Should bash have undergone this years ago?  Oh, sure.  But it didn't.
So the best we can do is to do it now, do it thoroughly, sweat the
details, argue, test, patch and try not to repeat the error(s).
And then we need to tackle all the other critical pieces of software
infrastructure: postfix and freeradius, nagios and subversion,
nginx and mariadb, top and stunnel -- everyone's laundry list will
vary, but there are a lot of semi-visible moving parts that make
up the 'net's infrastructure and no doubt many of them are languishing
in vulnerable states.

So: we need to get better at auditing code.  We need to do more code
auditing.  We need to get better at writing code so that the previous
two items aren't so onerous.  We need to [do a bunch of other things too].

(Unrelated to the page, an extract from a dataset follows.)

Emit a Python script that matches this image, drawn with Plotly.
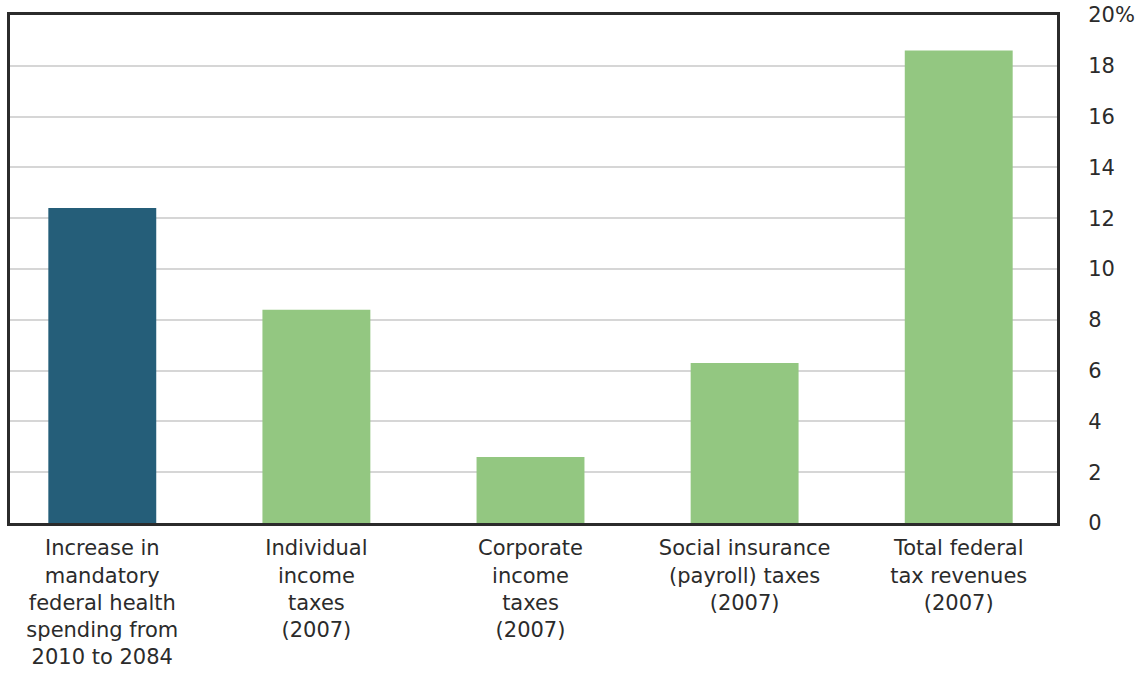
import plotly.graph_objects as go

# Categories and values (percent of GDP)
categories = [
    "Increase in<br>mandatory<br>federal health<br>spending from<br>2010 to 2084",
    "Individual<br>income<br>taxes<br>(2007)",
    "Corporate<br>income<br>taxes<br>(2007)",
    "Social insurance<br>(payroll) taxes<br>(2007)",
    "Total federal<br>tax revenues<br>(2007)",
]
values = [12.4, 8.4, 2.6, 6.3, 18.6]
bar_colors = ["#255E79", "#93C781", "#93C781", "#93C781", "#93C781"]

y_tickvals = [0, 2, 4, 6, 8, 10, 12, 14, 16, 18, 20]
y_ticktext = ["0", "2", "4", "6", "8", "10", "12", "14", "16", "18", "20%"]

FONT = "'DejaVu Sans', sans-serif"
TEXT_COLOR = "#2b2b2b"

fig = go.Figure()
fig.add_trace(
    go.Bar(
        x=list(range(len(categories))),
        y=values,
        marker=dict(color=bar_colors, line=dict(width=0)),
        width=0.504,
        hoverinfo="skip",
    )
)

fig.update_layout(
    width=1138,
    height=673,
    margin=dict(l=10, r=81, t=15, b=150),
    paper_bgcolor="white",
    plot_bgcolor="white",
    showlegend=False,
    font=dict(family=FONT, size=21, color=TEXT_COLOR),
    xaxis=dict(
        automargin=False,
        range=[-0.431, 4.459],
        tickmode="array",
        tickvals=list(range(len(categories))),
        ticktext=categories,
        showgrid=False,
        zeroline=False,
        showline=True,
        mirror=True,
        linewidth=3,
        linecolor="#2b2b2b",
        ticks="outside",
        ticklen=4,
        tickcolor="rgba(0,0,0,0)",
        tickfont=dict(family=FONT, size=21, color=TEXT_COLOR),
    ),
    yaxis=dict(
        automargin=False,
        side="right",
        range=[0, 20],
        tickmode="array",
        tickvals=y_tickvals,
        ticktext=y_ticktext,
        showgrid=True,
        gridcolor="#d6d6d6",
        gridwidth=2,
        zeroline=False,
        showline=True,
        mirror=True,
        linewidth=3,
        linecolor="#2b2b2b",
        ticks="outside",
        ticklen=24,
        tickcolor="rgba(0,0,0,0)",
        tickfont=dict(family=FONT, size=21, color=TEXT_COLOR),
    ),
)

fig.write_html("out.html")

We also need to insist, without exception, that everyone put all
of their work on the table for inspection.  Some will choose not to
acquiesce to that, and that's fine: but if/when that happens, we
shouldn't expend another minute on it: dismiss and move on.  As I
snarkily said back when I wrote that long piece: source or GTFO.
Anything that is not 100% open source can be, should be, and must be
discarded immediately, with prejudice.

---rsk

[1] Speaking of which, given this week's Xen vulnerability disclosure
and the resulting disruption of numerous services/sites, I think
it's worth citing this quote:

        "You are absolutely deluded, if not stupid, if you think that
        a worldwide collection of software engineers who can't write
        operating systems or applications without security holes,
        can then turn around and suddenly write virtualization layers
        without security holes."
                --- Theo De Raadt

Seems rather prescient now, doesn't it?